begin

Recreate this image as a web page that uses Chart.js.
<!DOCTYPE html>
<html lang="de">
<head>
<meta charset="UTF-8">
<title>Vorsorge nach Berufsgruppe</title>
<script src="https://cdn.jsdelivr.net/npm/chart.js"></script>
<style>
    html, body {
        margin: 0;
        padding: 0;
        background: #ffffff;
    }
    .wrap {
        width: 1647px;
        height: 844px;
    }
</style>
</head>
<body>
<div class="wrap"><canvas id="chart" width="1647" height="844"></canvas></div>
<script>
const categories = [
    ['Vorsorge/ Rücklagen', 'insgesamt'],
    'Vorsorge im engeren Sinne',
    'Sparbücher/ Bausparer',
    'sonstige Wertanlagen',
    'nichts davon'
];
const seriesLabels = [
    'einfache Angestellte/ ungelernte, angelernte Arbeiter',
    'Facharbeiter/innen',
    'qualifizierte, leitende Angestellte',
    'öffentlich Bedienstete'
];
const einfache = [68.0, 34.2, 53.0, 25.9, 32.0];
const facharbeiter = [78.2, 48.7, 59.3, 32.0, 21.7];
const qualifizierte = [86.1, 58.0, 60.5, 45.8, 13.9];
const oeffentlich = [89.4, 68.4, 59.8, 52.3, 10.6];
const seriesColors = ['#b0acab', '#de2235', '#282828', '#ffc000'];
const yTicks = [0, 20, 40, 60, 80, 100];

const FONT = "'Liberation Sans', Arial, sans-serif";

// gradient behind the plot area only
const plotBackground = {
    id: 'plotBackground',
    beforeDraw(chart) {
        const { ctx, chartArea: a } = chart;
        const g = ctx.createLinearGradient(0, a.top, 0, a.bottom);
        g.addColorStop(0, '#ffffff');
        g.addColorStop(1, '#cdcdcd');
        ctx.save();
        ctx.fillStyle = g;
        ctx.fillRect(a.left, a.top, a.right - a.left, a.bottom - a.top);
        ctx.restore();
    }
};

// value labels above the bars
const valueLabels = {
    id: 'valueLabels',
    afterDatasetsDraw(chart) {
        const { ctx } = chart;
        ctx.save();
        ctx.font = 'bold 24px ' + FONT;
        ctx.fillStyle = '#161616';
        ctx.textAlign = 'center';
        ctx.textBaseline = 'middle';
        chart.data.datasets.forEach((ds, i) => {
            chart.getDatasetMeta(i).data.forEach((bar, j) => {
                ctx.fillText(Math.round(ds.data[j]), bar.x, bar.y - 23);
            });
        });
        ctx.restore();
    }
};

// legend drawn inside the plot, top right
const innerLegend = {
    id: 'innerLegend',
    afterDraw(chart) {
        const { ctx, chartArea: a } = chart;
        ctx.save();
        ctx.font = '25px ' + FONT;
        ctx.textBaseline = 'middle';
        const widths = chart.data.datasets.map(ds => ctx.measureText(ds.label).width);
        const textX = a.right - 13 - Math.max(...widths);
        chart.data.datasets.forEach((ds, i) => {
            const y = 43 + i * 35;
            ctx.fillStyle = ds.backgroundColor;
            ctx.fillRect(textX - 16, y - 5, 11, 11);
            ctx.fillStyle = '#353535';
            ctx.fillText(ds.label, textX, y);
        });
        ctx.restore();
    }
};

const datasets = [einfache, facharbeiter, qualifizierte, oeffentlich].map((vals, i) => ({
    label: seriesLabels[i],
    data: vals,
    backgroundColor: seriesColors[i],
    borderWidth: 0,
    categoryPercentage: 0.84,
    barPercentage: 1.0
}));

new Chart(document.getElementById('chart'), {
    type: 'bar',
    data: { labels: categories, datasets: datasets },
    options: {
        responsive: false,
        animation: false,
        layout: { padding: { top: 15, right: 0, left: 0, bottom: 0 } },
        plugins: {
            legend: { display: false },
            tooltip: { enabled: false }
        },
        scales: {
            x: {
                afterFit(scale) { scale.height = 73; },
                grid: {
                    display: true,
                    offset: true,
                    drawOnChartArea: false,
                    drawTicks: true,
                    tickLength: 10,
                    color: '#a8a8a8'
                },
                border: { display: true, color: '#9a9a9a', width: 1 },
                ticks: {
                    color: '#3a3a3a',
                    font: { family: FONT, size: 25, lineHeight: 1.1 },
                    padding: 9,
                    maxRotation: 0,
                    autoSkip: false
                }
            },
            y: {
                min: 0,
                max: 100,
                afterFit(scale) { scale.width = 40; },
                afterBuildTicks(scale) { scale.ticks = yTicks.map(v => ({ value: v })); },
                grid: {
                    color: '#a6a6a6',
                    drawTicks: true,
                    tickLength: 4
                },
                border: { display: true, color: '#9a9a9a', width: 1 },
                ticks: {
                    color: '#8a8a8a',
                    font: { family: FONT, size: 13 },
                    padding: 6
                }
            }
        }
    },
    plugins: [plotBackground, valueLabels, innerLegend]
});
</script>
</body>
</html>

end
begin

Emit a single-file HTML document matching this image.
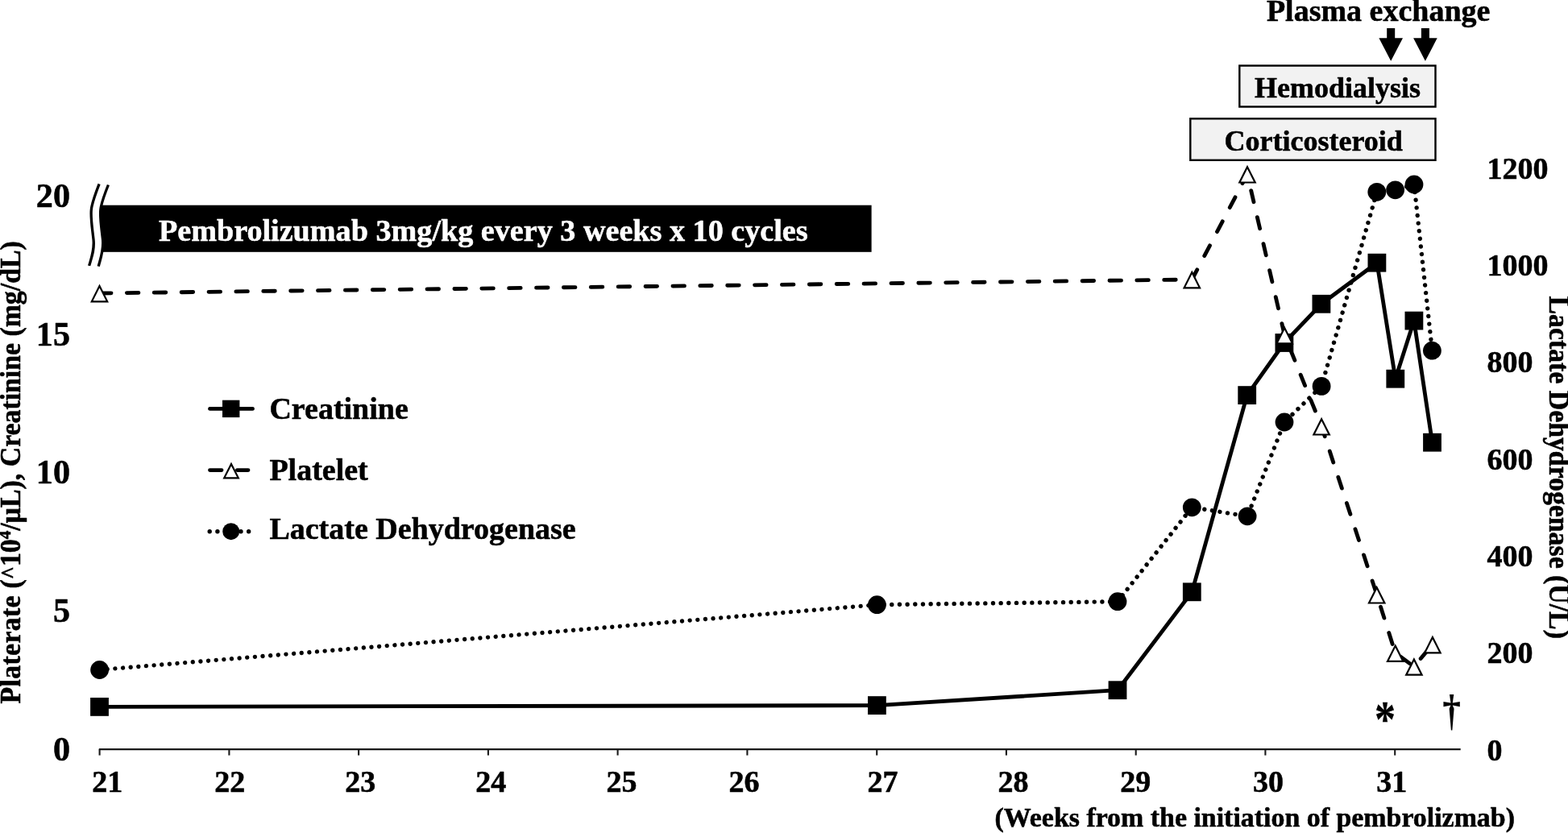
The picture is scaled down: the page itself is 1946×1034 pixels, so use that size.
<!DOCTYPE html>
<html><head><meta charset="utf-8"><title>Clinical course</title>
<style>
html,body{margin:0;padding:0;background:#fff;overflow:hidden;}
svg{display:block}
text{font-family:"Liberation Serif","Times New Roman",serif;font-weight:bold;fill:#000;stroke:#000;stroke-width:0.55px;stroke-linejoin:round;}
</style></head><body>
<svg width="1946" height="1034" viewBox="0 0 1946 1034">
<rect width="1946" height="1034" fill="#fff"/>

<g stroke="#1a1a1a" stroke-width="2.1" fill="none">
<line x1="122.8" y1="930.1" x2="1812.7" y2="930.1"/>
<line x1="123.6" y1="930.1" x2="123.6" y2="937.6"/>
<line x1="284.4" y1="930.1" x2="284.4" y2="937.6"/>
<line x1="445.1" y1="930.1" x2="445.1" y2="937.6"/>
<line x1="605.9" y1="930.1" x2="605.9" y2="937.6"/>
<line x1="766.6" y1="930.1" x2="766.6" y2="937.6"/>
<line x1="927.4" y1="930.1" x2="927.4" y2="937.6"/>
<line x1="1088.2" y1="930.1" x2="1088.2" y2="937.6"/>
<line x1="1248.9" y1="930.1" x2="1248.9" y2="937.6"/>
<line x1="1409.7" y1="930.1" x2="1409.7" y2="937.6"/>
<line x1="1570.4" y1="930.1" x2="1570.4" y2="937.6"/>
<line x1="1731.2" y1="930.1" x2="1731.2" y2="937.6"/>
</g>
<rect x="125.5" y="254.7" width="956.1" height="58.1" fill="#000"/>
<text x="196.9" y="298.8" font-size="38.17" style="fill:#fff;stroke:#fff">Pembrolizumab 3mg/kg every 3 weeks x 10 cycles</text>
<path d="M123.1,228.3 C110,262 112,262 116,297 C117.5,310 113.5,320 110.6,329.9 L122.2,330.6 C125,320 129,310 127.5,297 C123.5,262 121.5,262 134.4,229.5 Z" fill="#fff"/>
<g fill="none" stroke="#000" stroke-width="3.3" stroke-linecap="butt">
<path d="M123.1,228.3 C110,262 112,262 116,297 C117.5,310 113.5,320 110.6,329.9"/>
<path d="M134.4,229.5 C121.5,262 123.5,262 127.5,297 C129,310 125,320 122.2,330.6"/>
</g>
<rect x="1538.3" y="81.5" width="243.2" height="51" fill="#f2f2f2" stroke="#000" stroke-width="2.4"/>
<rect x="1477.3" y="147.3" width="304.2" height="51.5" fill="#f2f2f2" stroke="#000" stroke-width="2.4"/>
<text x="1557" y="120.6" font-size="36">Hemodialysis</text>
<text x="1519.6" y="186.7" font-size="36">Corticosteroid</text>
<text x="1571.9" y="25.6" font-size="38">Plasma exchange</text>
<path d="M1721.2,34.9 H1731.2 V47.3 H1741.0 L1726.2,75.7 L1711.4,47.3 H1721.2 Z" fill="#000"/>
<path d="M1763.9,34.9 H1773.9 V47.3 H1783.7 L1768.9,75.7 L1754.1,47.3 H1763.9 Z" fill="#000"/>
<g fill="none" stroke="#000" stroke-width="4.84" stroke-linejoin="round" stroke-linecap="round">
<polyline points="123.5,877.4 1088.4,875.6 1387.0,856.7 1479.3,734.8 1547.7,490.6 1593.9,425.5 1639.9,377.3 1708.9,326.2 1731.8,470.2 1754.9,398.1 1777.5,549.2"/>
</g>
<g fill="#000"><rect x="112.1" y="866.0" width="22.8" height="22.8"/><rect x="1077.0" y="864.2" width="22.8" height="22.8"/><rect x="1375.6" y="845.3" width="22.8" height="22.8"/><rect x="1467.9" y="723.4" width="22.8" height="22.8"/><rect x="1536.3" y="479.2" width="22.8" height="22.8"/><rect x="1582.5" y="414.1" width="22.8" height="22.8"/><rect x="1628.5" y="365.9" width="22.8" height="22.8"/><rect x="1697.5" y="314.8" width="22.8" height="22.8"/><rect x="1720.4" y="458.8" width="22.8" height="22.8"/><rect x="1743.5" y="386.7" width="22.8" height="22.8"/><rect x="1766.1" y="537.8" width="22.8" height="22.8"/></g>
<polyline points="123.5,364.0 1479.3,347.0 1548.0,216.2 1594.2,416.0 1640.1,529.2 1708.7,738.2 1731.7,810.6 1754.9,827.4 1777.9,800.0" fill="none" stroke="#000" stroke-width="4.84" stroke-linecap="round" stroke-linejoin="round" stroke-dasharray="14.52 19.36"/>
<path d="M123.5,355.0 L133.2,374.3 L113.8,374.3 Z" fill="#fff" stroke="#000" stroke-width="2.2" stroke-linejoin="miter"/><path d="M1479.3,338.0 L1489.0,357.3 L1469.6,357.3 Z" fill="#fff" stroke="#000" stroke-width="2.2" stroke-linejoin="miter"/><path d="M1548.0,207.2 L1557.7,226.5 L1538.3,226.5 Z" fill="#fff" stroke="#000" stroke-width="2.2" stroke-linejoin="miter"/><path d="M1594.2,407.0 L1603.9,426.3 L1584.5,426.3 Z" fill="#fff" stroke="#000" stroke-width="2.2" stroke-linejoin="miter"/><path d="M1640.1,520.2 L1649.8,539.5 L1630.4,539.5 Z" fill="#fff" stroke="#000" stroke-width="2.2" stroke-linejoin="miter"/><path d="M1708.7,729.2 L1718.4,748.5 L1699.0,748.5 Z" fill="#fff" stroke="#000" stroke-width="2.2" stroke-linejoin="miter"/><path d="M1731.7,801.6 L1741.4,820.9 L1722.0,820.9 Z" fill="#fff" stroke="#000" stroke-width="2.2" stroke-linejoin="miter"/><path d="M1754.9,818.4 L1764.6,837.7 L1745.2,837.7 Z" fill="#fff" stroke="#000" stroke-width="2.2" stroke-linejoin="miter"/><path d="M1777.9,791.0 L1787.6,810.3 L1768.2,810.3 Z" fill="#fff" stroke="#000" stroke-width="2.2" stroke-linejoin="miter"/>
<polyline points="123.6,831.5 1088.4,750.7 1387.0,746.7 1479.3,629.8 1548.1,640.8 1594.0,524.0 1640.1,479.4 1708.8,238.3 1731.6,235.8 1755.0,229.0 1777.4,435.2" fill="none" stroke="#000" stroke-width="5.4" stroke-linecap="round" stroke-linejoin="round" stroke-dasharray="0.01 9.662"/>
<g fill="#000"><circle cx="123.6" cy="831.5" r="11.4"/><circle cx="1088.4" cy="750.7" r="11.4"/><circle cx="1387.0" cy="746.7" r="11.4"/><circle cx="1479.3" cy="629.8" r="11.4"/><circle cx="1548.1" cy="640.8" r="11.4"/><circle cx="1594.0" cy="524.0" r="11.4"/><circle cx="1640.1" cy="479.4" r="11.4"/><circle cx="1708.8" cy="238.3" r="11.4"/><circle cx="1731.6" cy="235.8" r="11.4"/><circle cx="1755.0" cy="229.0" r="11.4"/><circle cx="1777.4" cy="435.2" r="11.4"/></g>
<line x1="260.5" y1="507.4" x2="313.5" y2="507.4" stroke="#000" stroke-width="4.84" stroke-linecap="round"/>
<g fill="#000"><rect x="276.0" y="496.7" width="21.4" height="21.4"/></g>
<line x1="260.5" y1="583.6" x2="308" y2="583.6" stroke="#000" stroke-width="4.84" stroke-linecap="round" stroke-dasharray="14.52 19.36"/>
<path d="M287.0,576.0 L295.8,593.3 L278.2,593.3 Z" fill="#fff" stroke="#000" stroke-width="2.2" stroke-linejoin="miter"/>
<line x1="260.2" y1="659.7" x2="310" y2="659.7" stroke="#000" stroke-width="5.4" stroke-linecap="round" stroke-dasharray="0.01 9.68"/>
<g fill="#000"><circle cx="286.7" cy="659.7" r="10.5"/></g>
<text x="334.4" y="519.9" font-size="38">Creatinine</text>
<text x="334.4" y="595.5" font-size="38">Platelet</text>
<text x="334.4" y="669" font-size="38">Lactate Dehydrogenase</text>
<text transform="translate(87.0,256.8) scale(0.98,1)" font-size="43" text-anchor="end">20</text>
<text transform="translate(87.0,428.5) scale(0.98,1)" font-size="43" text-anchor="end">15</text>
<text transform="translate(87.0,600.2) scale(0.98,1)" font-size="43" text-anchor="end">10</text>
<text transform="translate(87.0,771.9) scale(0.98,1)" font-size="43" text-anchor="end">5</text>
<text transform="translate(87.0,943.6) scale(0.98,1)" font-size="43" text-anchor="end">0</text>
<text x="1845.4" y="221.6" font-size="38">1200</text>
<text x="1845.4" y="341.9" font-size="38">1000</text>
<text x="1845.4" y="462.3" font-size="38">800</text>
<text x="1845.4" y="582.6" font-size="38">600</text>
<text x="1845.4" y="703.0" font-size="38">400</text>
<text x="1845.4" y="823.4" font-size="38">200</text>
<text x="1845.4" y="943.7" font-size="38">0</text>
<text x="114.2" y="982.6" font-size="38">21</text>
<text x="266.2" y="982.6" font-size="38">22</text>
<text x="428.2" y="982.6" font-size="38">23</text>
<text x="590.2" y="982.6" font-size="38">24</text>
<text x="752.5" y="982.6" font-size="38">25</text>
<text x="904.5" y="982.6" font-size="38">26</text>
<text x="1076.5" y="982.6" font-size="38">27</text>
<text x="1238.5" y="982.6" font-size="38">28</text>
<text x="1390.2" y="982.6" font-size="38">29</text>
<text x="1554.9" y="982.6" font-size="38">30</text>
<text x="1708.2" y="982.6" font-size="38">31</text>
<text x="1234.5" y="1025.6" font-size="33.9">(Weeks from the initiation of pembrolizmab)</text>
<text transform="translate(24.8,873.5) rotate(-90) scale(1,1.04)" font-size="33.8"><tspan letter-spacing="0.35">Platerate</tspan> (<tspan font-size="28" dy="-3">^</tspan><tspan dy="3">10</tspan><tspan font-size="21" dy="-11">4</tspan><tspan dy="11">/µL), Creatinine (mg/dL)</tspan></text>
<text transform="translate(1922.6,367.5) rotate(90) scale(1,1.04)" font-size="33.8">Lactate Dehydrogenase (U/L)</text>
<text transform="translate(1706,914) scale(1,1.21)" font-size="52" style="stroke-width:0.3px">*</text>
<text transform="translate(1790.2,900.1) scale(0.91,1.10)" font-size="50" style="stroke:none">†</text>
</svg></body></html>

end

THE EXERCISE:
Report only how many lines in the records contain the word "image".

SOLUTION BELOW:
2